Days ago, Law no. 327 of 2024 was issued, renewing the appointment of five Supreme Judicial Council (SJC) members whose terms had expired and extending the age of retirement for several judges – foremost among them Acting Cassation Public Prosecutor Jamal Hajjar and Financial Public Prosecutor Ali Ibrahim – based on arbitrary conditions. The law also includes a clause making an acting cassation public prosecutor an ex officio member of the SJC and its vice president, just like a substantive cassation public prosecutor.
This law is very dangerous for the following reasons:
- Most of this law’s clauses were leaked to Parliament without the MPs, the judicial bodies, or the general public having the opportunity to review or debate them. They were adopted by the will of the parliament speaker without any vote. It is now known that the version read out in Parliament was amended when the law was issued. These are dangerous practices that open the door for constitutional gains and guarantees won through long struggles to be destroyed behind closed doors in a moment of carelessness.
- While the efforts to reform the judiciary aim to strengthen the independence of SJC members, this law goes in the opposite direction by making them vulnerable, thereby weakening the SJC and its ability to safeguard the judiciary’s independence. This it does by reviving the terms of outgoing members and granting ex officio membership to judges occupying their positions in an acting capacity, i.e. in a fragile capacity under the control of one person.
- Finally, the law sets a dangerous precedent by extending the retirement age for specific judges. For the first time in the judiciary’s history, the retirement age is being extended for judges based on arbitrary conditions cleverly crafted so that specific judges (namely public prosecutors Hajjar and Ibrahim) benefit from the extension while other, unfavored judges (namely Cases Authority President Helena Iskandar) are denied it. Setting this precedent in Lebanon restores practices that have occurred in the Arab region and involve manipulating judges’ retirement age in a manner that bolsters the ruling authority’s ability to control judicial affairs.

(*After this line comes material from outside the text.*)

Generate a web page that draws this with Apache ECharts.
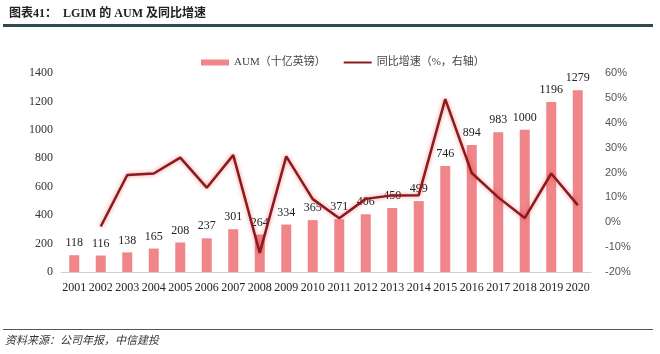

Hence, while the Independence of the Judiciary Coalition supports the Lebanese Judges Association’s opposition to this law and the challenges that MPs have filed or may file against it, we call upon the Constitutional Council to put judicial independence first by nullifying this law in the hope that constitutional order can be restored in this regard. We also call upon democratic MPs to emphasize the priority of finishing the two laws on the independence of the judicial, administrative, and financial judiciaries and transforming the Military Court from an exceptional court into a specialized court whose jurisdiction is limited to military cases. The time has come to build institutions, after so much destruction.